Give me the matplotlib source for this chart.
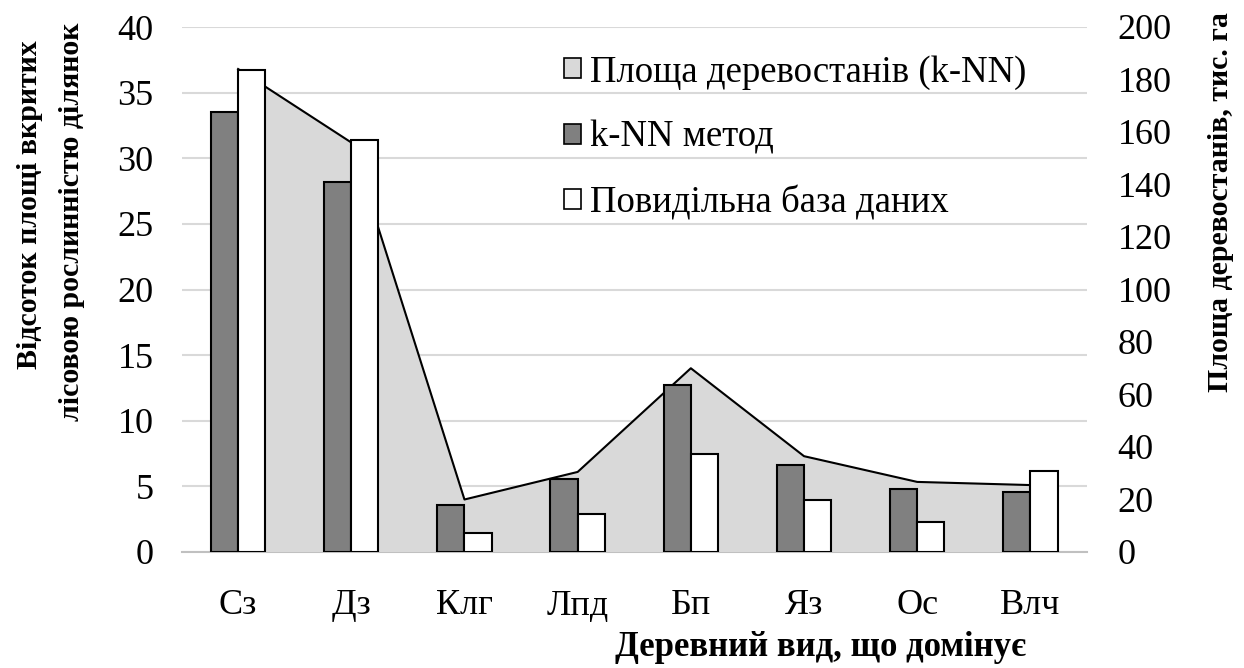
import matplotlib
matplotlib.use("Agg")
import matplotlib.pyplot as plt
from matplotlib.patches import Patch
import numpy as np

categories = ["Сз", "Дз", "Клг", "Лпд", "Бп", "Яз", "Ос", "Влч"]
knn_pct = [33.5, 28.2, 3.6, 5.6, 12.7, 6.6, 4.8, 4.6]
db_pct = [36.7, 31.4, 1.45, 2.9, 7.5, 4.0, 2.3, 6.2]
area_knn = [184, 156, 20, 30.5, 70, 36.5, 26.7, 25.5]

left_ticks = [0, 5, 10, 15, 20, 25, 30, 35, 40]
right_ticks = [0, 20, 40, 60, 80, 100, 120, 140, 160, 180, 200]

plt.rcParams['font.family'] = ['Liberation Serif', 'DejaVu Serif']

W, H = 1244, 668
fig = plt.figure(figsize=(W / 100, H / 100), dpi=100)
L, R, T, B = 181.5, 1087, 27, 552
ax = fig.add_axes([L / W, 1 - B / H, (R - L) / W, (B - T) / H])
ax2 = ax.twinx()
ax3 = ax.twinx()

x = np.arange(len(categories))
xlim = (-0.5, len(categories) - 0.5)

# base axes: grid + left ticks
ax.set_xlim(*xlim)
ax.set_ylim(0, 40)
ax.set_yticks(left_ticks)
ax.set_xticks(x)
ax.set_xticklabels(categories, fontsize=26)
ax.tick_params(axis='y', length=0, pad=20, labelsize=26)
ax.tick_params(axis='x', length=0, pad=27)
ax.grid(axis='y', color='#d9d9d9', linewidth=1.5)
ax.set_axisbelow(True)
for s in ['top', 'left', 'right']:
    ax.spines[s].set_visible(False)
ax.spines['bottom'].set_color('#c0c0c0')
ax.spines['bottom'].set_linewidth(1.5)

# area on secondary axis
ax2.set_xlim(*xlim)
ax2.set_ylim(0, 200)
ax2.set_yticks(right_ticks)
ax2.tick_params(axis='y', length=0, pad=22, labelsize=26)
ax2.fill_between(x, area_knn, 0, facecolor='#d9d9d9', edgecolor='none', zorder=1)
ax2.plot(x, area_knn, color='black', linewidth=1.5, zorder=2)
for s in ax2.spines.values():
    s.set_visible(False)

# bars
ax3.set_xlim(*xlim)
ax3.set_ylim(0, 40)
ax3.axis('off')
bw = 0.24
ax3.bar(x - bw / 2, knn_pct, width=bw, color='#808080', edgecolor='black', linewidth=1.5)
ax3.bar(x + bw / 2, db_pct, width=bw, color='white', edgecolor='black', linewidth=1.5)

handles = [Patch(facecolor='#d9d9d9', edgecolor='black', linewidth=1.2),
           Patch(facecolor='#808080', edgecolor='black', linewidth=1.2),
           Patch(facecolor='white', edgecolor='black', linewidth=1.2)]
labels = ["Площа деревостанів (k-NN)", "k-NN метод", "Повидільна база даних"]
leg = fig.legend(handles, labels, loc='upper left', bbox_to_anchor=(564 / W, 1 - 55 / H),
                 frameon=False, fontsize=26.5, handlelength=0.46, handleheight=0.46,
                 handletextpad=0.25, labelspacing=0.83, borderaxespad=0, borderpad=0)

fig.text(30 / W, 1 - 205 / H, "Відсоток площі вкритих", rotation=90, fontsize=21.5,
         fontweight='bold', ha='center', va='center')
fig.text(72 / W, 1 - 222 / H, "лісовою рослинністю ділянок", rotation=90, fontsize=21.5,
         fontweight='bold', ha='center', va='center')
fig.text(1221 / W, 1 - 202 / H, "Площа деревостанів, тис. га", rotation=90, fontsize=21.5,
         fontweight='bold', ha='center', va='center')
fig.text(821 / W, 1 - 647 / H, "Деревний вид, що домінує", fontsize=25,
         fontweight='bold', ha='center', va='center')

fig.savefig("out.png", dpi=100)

→ What is asked: Repeat, with no pictures, each line from the beginning of the data through the line containing "xlim = (-0.5, len(categories) - 0.5)", inclusive.

→ Solution to this exercise:
Give me the matplotlib source for this chart.
import matplotlib
matplotlib.use("Agg")
import matplotlib.pyplot as plt
from matplotlib.patches import Patch
import numpy as np

categories = ["Сз", "Дз", "Клг", "Лпд", "Бп", "Яз", "Ос", "Влч"]
knn_pct = [33.5, 28.2, 3.6, 5.6, 12.7, 6.6, 4.8, 4.6]
db_pct = [36.7, 31.4, 1.45, 2.9, 7.5, 4.0, 2.3, 6.2]
area_knn = [184, 156, 20, 30.5, 70, 36.5, 26.7, 25.5]

left_ticks = [0, 5, 10, 15, 20, 25, 30, 35, 40]
right_ticks = [0, 20, 40, 60, 80, 100, 120, 140, 160, 180, 200]

plt.rcParams['font.family'] = ['Liberation Serif', 'DejaVu Serif']

W, H = 1244, 668
fig = plt.figure(figsize=(W / 100, H / 100), dpi=100)
L, R, T, B = 181.5, 1087, 27, 552
ax = fig.add_axes([L / W, 1 - B / H, (R - L) / W, (B - T) / H])
ax2 = ax.twinx()
ax3 = ax.twinx()

x = np.arange(len(categories))
xlim = (-0.5, len(categories) - 0.5)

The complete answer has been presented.